During his lecture Engerman invoked the metaphor of Santa Claus and Father Frost as a way to explain views of the US and the Soviet Union providing aid and support to Third World countries. He said the imagery serves to demonstrate some of the myths both sides believed.
This is to play off the line of the United States being Santa Claus and the Soviet Union muscling in on our Santa Claus. My main point is to show that the initial formulation was wrong. The United States did not have a monopoly on Santa Claus in the Third World, and the Soviet Union did not have a monopoly on covert action and military aid. By the 1970s that would turn out to be closer to true.
What kind of legacy do you see from this relationship after the Soviet Union has disintegrated and India has become one of the largest economies in the world?

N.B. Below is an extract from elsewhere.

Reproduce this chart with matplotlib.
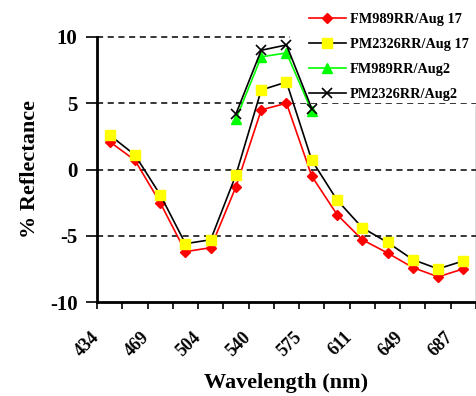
import numpy as np
import matplotlib
matplotlib.use("Agg")
import matplotlib.pyplot as plt
from matplotlib.patches import Rectangle
import matplotlib.transforms as mtransforms

plt.rcParams['font.family'] = ['Liberation Serif', 'DejaVu Serif']
plt.rcParams['font.weight'] = 'bold'

# ---- data ----
wavelengths = [434, 452, 469, 487, 504, 522, 540, 557, 575, 593, 611, 630, 649, 668, 687]
fm989_aug17 = [2.1, 0.7, -2.5, -6.2, -5.9, -1.3, 4.5, 5.0, -0.5, -3.4, -5.3, -6.3, -7.4, -8.1, -7.5]
pm2326_aug17 = [2.6, 1.1, -1.9, -5.6, -5.3, -0.4, 6.0, 6.6, 0.7, -2.3, -4.4, -5.5, -6.8, -7.5, -6.9]
nan = np.nan
fm989_aug2 = [nan, nan, nan, nan, nan, 3.8, 8.5, 8.8, 4.4, nan, nan, nan, nan, nan, nan]
pm2326_aug2 = [nan, nan, nan, nan, nan, 4.2, 9.0, 9.4, 4.6, nan, nan, nan, nan, nan, nan]
series_labels = ['FM989RR/Aug 17', 'PM2326RR/Aug 17', 'FM989RR/Aug2', 'PM2326RR/Aug2']
y_ticks = [-10, -5, 0, 5, 10]

W, H = 477, 396
fig = plt.figure(figsize=(W / 100, H / 100), dpi=100)
ax = fig.add_axes([97 / W, 1 - 302 / H, (476 - 97) / W, (302 - 37) / H])

x = np.arange(len(wavelengths))
lw = 1.2
h1, = ax.plot(x, fm989_aug17, color='#FF0000', lw=lw, marker='D', ms=5,
              mfc='#FF0000', mec='#FF0000', zorder=3, label=series_labels[0])
h2, = ax.plot(x, pm2326_aug17, color='black', lw=lw, marker='s', ms=7,
              mfc='#FFFF00', mec='#FFFF00', zorder=4, label=series_labels[1])
h3, = ax.plot(x, fm989_aug2, color='#00FF00', lw=lw, marker='^', ms=7,
              mfc='#00FF00', mec='#00FF00', zorder=5, label=series_labels[2])
h4, = ax.plot(x, pm2326_aug2, color='black', lw=lw, marker='x', ms=7, mew=1.2,
              zorder=6, label=series_labels[3])

ax.set_xlim(-0.5, len(wavelengths) - 0.5)
ax.set_ylim(-10, 10)
ax.set_yticks(y_ticks)
ax.set_yticklabels([str(v) for v in y_ticks], fontsize=15, fontweight='bold')

# category boundaries as tick marks, labels every other category
ax.set_xticks(np.arange(-0.5, len(wavelengths), 1.0), minor=True)
ax.set_xticks(x[::2])
ax.set_xticklabels([str(w) for w in wavelengths[::2]], rotation=45, ha='right',
                   va='top', fontsize=13, fontweight='bold')
ax.tick_params(axis='x', which='major', length=0)
ax.tick_params(axis='x', which='minor', length=5, width=1.2, direction='out')
ax.tick_params(axis='y', which='major', length=8, width=1.2, direction='out', pad=6)

# gridlines (dashed)
for v in y_ticks[1:]:
    ax.axhline(v, color='black', lw=1.1, ls=(0, (4, 3)), zorder=0.5, clip_on=False)

ax.spines['top'].set_visible(False)
ax.spines['left'].set_linewidth(2)
ax.spines['bottom'].set_linewidth(2)
ax.spines['right'].set_linewidth(1)
ax.spines['right'].set_color('#555555')
ax.spines['right'].set_bounds(-10, 4.8)

# white legend area covering the top-right part of the plot
rect = Rectangle((290 / W, 1 - 103 / H), (W - 290) / W, 103 / H,
                 transform=fig.transFigure, facecolor='white', edgecolor='none',
                 zorder=1, clip_on=False)
ax.add_patch(rect)

ax.set_ylabel('% Reflectance', fontsize=16, fontweight='bold', labelpad=7)
ax.set_xlabel('Wavelength (nm)', fontsize=16, fontweight='bold', labelpad=9.5)

fig.legend(handles=[h1, h2, h3, h4], loc='upper left',
           bbox_to_anchor=(306 / W, 1 - 10 / H), frameon=False,
           prop={'family': 'Liberation Serif', 'weight': 'bold', 'size': 10.3},
           handlelength=2.6, handletextpad=0.25, labelspacing=0.85,
           borderpad=0.2, borderaxespad=0)

# shift the rotated x tick labels (after all tick_params calls)
offset = mtransforms.ScaledTranslation(-7 / 100, -22 / 100, fig.dpi_scale_trans)
for lab in ax.get_xticklabels():
    lab.set_transform(lab.get_transform() + offset)

fig.savefig('out.png', dpi=100)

There are some fairly simple and practical legacies. Russia is still India’s largest military supplier, and I think India is one of Russia’s largest military customers. That comes out of the relationship forged in the 1960s.
If you are in India, 1991 doesn’t mean the demise of the Soviet Union. It means a set of economic reforms and liberalization that took place that were only tangentially related to the Soviet Union. I think there has been a fairly full-throated rejection of the Nehruvian socialist model, but only by caricaturing it. Prime Minister Narendra Modi has abolished the planning commission and has replaced it with a National Institute of Technology and Innovation. He is sort of tilting against this legacy, but only by caricaturing it. This is a pretty common maneuver.
In this sense, it becomes a negative model. One way to look at it is that this episode of state-sponsored growth was necessary in order to lay the groundwork for more market-oriented approaches. I think that’s a plausible argument. Some economists would disagree with that and say that India should have focused on trade earlier on.